A Letter to Willy Wonka

Dear Willy Wonka,

It's been one year since you passed away. So much has changed. For starters, I finished my thesis and graduated. I moved from the wonderful world of culture that is New York City and returned to the Midwest.

I know that you would have liked to have seen Nana again, but honestly, that's about the only thing this God-forsaken region of the world has to offer.

I miss you every single day.

You were the greatest dog any person could ever have had the hope of knowing. I can't begin to imagine why God was so generous and gracious to me, that the creator of all the universe saw fit to place you in my life. But I am eternally grateful for the short time that we had together.

You taught me so much. I learned how to love myself better, because I was so determined to love you! You taught me how to be open and embrace others just as they are. I learned that sometimes, a smile is the most powerful tool a person possesses, because you brought smiles to SO MANY people's faces. I learned that while true love is unconditional and the power of love is limitless, knowing who you are and establishing the terms of healthy engagement in any relationship is absolutely essential.

You loved people on your own terms. Unapologetically. You were just as happy curled up with a friend as hanging out by yourself--so long long as you got your walk in and somebody gave you a treat.

I know it was largely my doing, because I'm the one who bought the groceries, but I never tired of your extraordinary palette and your willingness to try new foods. I'm pretty sure it was AZ who introduced you to blackberries, and I know you loved them.

You were an ambassador of friendship and joy and love. You brought so many truly wonderful people into my life whom I would likely not have known half as well if you hadn't been the one to demand some kind relationship. You were always so willing to make new friends--so long as their keys didn't jingle.

And you always made sure I took proper care of you, doing whatever was necessary to communicate your needs to me. In taking proper care of you, I was able to take better care of myself.

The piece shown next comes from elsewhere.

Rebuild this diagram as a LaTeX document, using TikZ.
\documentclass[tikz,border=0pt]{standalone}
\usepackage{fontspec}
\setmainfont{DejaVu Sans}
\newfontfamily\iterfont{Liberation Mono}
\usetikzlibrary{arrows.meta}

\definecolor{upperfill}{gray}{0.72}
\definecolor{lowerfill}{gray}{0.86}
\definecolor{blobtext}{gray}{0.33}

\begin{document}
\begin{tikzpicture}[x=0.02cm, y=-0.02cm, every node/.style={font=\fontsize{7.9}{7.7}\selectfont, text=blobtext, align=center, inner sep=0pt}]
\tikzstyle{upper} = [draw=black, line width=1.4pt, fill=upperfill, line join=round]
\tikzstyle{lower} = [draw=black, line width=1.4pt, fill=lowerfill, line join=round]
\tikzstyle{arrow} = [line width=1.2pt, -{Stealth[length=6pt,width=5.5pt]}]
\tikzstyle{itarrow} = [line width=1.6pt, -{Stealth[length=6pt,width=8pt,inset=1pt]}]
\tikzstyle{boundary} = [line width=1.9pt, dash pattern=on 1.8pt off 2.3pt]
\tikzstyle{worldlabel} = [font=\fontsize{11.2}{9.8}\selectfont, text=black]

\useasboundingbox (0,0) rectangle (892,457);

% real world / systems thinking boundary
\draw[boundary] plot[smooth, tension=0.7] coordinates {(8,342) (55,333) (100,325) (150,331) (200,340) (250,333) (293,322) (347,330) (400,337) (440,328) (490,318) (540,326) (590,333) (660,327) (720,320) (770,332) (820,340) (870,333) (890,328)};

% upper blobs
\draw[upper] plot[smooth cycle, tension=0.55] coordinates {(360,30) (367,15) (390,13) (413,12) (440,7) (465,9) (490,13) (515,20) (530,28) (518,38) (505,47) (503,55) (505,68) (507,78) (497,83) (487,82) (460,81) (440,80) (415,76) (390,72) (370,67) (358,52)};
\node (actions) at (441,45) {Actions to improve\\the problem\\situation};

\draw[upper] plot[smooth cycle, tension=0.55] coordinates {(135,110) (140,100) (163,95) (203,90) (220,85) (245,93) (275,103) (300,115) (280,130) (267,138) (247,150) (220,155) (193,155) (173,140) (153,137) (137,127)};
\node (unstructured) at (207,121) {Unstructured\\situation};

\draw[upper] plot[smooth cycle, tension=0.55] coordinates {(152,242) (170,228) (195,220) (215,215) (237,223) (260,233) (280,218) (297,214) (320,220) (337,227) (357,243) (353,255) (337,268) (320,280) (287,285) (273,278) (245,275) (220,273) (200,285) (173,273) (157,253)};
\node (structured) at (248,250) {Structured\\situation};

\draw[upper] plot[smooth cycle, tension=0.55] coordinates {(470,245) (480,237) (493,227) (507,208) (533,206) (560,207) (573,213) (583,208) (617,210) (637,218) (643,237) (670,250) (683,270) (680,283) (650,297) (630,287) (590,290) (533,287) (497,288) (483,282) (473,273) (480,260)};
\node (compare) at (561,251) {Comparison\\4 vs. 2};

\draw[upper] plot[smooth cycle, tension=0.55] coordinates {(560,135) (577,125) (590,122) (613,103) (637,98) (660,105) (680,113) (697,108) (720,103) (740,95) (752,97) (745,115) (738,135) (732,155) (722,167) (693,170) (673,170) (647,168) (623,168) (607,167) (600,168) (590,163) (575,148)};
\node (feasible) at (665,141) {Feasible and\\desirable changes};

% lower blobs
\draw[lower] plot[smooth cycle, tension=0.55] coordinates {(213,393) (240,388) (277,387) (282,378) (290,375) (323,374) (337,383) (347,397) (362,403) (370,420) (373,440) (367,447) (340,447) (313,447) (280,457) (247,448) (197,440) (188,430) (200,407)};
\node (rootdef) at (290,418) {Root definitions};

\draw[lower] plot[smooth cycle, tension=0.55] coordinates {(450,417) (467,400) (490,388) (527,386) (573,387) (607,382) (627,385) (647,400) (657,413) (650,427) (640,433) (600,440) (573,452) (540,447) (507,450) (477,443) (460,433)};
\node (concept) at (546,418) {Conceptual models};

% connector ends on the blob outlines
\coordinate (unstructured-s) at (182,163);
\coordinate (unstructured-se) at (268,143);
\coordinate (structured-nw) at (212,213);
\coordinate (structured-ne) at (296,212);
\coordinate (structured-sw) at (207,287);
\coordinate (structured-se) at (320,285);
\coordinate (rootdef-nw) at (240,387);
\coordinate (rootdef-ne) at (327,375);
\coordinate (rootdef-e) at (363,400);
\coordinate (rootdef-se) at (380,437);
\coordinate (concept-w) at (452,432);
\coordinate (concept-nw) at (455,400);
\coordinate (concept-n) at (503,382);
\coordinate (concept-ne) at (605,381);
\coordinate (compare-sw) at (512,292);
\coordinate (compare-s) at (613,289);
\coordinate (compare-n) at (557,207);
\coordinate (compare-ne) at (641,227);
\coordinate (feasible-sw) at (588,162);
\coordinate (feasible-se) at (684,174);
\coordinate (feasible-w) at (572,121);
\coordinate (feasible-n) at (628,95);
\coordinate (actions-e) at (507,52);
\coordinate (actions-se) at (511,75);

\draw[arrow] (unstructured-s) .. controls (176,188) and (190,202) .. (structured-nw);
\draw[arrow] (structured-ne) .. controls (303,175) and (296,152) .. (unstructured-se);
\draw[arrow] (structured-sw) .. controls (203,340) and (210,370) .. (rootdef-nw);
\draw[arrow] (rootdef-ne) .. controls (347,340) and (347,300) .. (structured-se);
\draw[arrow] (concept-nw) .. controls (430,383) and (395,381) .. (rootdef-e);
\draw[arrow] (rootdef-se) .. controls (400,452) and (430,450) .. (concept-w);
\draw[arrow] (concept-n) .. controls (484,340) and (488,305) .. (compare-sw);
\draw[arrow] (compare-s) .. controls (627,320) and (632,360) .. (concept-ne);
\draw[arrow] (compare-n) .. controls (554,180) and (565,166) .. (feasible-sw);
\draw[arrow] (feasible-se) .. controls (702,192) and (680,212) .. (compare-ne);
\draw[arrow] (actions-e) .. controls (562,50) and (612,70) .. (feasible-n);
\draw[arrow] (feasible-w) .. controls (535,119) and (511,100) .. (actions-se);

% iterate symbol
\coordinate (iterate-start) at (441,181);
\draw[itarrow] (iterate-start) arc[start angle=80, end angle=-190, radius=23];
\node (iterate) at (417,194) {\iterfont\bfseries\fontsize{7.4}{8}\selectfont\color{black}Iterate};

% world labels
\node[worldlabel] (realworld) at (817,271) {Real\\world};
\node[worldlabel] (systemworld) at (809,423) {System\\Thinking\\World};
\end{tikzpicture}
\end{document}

You made life lighter and sweeter and lovelier by far.

I have another dog, now. Her name is Magdalene. She could never replace you in my heart. She's worked hard to carve her own little Maggie shaped niche, though. She's lovely and sweet, and I'm sure you'd have loved her. She has been teaching me all kinds of things as well--about how we must accept others for precisely who they are, not comparing them in any fashion to those we've known before. We must take others as they come, and love them fully.

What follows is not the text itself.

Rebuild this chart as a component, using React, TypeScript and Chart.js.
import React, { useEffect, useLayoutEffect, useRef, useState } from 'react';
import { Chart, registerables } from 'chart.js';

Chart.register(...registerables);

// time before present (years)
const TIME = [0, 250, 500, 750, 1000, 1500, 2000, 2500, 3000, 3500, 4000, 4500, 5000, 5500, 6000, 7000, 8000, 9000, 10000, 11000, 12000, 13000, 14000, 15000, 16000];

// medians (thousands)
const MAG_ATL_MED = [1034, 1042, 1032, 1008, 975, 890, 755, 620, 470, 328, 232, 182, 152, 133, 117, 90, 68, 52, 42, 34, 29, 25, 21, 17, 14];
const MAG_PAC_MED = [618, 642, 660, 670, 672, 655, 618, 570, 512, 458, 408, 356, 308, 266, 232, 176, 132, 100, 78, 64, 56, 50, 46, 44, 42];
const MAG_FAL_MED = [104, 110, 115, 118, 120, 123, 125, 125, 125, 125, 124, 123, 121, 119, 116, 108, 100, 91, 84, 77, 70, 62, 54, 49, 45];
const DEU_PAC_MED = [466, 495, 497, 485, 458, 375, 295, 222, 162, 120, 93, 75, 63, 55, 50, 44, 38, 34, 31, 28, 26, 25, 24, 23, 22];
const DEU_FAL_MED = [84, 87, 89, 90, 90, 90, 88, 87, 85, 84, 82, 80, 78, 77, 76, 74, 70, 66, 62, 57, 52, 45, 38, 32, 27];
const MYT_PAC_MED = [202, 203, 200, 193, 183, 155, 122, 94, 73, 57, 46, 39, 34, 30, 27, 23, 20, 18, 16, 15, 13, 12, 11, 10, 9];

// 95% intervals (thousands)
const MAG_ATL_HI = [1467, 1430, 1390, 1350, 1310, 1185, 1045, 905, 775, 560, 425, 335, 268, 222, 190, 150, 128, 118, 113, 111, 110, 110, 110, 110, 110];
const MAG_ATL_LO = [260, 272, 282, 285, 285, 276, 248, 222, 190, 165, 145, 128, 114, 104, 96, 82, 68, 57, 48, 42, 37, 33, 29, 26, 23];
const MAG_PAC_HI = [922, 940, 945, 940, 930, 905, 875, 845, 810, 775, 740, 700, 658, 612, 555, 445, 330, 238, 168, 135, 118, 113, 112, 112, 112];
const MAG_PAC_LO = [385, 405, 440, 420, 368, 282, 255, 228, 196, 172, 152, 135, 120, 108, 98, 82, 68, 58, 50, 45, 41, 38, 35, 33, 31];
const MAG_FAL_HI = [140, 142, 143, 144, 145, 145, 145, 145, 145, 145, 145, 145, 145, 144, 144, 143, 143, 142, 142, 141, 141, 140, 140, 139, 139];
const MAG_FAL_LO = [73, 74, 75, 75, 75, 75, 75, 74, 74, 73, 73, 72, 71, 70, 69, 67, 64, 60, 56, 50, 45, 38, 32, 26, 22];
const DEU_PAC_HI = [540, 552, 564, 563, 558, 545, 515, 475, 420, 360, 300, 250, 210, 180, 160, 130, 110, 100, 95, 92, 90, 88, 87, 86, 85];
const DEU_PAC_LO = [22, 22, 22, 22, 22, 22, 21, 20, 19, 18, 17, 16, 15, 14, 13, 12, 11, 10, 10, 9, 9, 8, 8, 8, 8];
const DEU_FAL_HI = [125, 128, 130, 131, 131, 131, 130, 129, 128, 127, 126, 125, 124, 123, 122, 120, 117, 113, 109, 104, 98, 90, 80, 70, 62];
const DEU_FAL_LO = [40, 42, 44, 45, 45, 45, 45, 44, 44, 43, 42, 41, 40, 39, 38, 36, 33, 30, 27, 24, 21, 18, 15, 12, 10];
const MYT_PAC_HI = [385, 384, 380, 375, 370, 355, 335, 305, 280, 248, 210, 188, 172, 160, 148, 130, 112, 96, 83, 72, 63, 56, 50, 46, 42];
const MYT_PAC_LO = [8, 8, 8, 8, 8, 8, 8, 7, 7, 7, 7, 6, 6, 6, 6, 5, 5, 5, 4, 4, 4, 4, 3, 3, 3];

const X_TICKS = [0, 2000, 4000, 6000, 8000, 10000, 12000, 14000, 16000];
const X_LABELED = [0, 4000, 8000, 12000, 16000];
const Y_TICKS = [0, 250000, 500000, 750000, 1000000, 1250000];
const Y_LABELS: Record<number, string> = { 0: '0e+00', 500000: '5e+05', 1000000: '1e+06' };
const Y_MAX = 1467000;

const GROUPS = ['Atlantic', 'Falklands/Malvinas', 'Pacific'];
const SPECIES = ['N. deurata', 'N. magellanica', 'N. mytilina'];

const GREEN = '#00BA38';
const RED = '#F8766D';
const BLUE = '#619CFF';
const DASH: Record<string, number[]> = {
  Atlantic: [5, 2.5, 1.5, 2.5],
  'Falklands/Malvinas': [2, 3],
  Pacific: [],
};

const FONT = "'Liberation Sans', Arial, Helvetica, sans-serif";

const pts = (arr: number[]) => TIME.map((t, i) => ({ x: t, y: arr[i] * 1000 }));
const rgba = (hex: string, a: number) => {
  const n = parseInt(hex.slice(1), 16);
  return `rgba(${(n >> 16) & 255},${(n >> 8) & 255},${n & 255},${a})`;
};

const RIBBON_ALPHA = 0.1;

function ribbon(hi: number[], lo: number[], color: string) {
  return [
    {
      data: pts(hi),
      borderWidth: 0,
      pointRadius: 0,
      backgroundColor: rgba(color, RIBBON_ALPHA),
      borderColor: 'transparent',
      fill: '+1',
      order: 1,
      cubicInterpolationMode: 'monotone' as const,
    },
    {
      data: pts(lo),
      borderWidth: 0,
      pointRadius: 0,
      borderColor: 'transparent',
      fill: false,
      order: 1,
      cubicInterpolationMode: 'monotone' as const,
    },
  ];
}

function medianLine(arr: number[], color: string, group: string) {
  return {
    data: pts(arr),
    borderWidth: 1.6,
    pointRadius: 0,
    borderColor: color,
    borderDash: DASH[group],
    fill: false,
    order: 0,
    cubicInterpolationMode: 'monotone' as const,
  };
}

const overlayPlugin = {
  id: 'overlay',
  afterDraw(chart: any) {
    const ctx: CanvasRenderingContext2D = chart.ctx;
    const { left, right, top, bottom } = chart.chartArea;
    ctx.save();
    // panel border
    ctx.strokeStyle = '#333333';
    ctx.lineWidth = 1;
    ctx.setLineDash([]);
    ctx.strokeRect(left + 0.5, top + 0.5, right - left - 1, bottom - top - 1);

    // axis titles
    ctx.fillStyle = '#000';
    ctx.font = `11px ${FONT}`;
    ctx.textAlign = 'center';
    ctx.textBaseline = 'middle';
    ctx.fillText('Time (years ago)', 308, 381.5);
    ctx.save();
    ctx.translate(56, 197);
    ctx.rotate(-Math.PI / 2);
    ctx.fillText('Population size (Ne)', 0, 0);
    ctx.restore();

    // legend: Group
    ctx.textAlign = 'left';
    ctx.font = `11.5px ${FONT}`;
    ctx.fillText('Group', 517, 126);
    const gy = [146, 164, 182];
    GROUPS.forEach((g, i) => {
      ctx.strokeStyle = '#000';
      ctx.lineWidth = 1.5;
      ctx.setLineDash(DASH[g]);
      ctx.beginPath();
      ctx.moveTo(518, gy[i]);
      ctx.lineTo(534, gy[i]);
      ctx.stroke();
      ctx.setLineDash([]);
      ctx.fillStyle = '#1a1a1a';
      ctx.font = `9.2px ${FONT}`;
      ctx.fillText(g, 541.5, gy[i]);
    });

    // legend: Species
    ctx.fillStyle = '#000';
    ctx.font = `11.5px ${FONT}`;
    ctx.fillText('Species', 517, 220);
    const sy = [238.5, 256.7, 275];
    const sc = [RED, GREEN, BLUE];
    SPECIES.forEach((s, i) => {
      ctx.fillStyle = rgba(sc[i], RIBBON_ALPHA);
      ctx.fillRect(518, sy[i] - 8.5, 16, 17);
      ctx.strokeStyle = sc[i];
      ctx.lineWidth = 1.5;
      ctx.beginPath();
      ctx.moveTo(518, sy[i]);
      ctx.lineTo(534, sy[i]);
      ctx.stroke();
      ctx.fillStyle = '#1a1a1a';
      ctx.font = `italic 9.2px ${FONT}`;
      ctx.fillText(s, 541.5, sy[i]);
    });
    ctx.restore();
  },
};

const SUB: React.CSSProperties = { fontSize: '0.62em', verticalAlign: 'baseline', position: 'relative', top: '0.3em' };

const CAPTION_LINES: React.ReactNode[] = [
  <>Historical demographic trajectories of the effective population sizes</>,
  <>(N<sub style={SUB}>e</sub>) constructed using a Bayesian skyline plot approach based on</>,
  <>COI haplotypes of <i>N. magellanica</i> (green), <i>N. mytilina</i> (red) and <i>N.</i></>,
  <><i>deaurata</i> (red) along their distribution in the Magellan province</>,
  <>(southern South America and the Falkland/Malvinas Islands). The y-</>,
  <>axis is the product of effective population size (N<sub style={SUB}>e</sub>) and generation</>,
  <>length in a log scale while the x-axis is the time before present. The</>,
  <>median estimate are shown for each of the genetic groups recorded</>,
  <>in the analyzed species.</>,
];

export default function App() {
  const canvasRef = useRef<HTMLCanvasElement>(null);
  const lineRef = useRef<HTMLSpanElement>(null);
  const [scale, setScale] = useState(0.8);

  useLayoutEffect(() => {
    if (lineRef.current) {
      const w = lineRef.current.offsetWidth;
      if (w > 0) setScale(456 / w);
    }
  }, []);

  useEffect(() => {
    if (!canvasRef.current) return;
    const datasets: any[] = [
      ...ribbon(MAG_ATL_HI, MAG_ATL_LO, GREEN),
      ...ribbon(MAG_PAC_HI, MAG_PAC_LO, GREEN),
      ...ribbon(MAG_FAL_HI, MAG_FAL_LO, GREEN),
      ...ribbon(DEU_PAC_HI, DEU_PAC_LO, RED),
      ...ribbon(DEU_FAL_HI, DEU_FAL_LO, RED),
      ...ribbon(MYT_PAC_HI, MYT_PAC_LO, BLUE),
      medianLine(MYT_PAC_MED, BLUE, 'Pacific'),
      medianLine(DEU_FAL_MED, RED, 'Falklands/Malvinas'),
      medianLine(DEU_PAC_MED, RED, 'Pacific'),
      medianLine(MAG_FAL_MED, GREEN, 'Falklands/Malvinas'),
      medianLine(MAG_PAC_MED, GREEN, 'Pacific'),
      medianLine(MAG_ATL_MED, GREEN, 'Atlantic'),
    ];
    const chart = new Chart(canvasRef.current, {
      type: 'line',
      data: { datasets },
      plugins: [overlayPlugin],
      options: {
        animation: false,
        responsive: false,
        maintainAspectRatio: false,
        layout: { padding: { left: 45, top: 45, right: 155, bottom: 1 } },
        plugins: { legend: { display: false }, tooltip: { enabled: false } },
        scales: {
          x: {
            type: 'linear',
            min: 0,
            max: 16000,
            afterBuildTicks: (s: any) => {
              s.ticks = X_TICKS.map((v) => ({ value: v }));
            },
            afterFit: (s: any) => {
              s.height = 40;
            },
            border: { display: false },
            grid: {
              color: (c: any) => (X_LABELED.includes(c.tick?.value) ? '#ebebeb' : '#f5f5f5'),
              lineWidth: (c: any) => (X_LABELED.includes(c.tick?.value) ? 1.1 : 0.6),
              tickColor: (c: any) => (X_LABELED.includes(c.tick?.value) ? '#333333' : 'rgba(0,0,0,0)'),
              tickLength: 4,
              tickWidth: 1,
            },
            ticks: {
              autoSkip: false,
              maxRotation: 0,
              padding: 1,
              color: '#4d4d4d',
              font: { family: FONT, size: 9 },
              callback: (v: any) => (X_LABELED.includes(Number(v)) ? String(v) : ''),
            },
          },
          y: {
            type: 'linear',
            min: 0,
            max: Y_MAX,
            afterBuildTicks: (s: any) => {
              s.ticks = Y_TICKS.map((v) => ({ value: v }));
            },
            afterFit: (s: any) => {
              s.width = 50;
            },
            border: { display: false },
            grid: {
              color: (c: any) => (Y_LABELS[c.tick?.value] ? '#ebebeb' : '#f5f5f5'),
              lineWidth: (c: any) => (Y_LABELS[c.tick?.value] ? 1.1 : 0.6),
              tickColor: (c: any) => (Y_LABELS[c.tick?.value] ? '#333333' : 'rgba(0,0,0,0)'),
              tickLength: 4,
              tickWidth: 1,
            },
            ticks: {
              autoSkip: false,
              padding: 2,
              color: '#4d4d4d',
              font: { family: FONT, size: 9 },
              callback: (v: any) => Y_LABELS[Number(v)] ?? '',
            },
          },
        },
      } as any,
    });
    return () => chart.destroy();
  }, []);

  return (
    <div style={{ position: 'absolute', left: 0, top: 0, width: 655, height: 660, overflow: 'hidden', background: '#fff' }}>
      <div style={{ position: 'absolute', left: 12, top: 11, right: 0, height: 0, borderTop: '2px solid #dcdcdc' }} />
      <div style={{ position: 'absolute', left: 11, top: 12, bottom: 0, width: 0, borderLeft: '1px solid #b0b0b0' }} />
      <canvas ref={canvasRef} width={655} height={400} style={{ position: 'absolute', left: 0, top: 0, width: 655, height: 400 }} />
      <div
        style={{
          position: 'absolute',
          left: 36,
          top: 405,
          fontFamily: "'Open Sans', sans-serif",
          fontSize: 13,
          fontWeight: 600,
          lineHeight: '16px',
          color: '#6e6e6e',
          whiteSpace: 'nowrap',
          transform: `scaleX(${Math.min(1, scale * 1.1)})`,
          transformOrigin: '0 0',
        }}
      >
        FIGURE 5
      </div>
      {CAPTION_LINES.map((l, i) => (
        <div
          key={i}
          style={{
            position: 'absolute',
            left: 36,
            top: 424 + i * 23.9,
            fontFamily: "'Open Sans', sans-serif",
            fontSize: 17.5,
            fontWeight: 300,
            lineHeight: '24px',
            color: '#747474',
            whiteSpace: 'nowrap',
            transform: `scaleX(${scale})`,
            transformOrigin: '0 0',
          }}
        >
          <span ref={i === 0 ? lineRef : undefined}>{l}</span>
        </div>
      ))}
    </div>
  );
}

I still find myself, at times, asking her why she can't be more like you. I know this is entirely my failing, and in time, I'll be able to separate out who she is from who I wanted her to be. Because she isn't a replacement you, and was never intended to be. She is her own small package of love and light.

She'll be having puppies soon. I wish you could see them. I know, when they get old enough, you'd have taken them to the lot across the way and played if you were here. I know that you would have taught them how to be their best selves. Because that's what you did for everyone who knew you. You showed them how to be their best selves because you were always only your best self. You never kept part of yourself hidden away. You loved and you loved well.

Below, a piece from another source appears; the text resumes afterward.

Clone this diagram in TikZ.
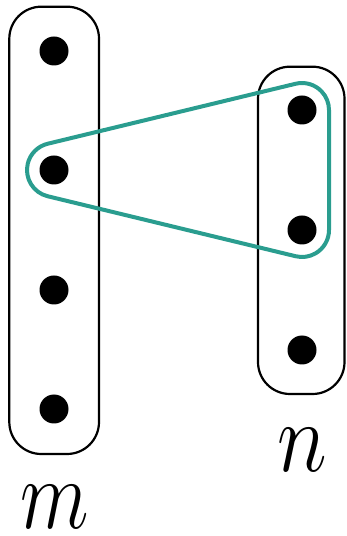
\RequirePackage{fix-cm}
\documentclass[tikz,border=0pt]{standalone}
\usetikzlibrary{calc}
\definecolor{teal1}{HTML}{2A9D8F}
\begin{document}
\begin{tikzpicture}[x=1pt,y=1pt,
  setbox/.style={draw=black,line width=2.2pt,rounded corners=32pt},
  dot/.style={circle,fill=black,inner sep=0pt,minimum size=29pt},
  lab/.style={inner sep=0pt,font=\fontsize{100}{100}\selectfont}]
\useasboundingbox (0,0) rectangle (346,536);
% sets
\draw[setbox] (9.3,82) rectangle (99,529.3);
\draw[setbox] (258,142) rectangle (344.5,469.3);
% dots
\node[dot] (m1) at (54,485) {};
\node[dot] (m2) at (54,366) {};
\node[dot] (m3) at (54,246) {};
\node[dot] (m4) at (54,127) {};
\node[dot] (n1) at (302,426) {};
\node[dot] (n2) at (302,306) {};
\node[dot] (n3) at (302,186) {};
% hyperedge
\draw[teal1,line width=4pt,line join=round]
  ($(m2.center)+(103.6:27)$) -- ($(n1.center)+(103.6:27)$)
  arc[start angle=103.6,end angle=0,radius=27]
  -- ($(n2.center)+(0:27)$)
  arc[start angle=0,end angle=-103.6,radius=27]
  -- ($(m2.center)+(256.4:27)$)
  arc[start angle=256.4,end angle=103.6,radius=27] -- cycle;
% labels
\node[lab,anchor=base] (lm) at (55,7) {\scalebox{0.8}[1]{$m$}};
\node[lab,anchor=base] (ln) at (302,64) {\scalebox{0.85}[1]{$n$}};
\end{tikzpicture}
\end{document}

I can't wait to see you in that grassy meadow some day.



  1. Dear Willy Wonka ~~
    I remember when Mary Beth brought you over to my apartment, and you stayed with me for a few weeks; you weren't crazy about trying on the santa suit we were making for you that winter, but you put up with it! And oh, how great you looked when you wore it on your walks! You were a small dog with a huge heart, and you touched everyone who had the good fortune to meet you.

    Watch over your dear Mary Beth, and I thank God that I got to know you a little bit.

    Patti LaRosa

  2. Ah Willzilla,
    I remember both your stages of leggedness. Strangely it seemed that losing a leg gave you more courage. I will never forget our unique relationship, where I pretended to be mean to you, but deep down it was all an act. I think you knew that, and it really stemmed from my fear of breaking you. You were a good little dude, and a good companion to Mary. Miss you my little friend.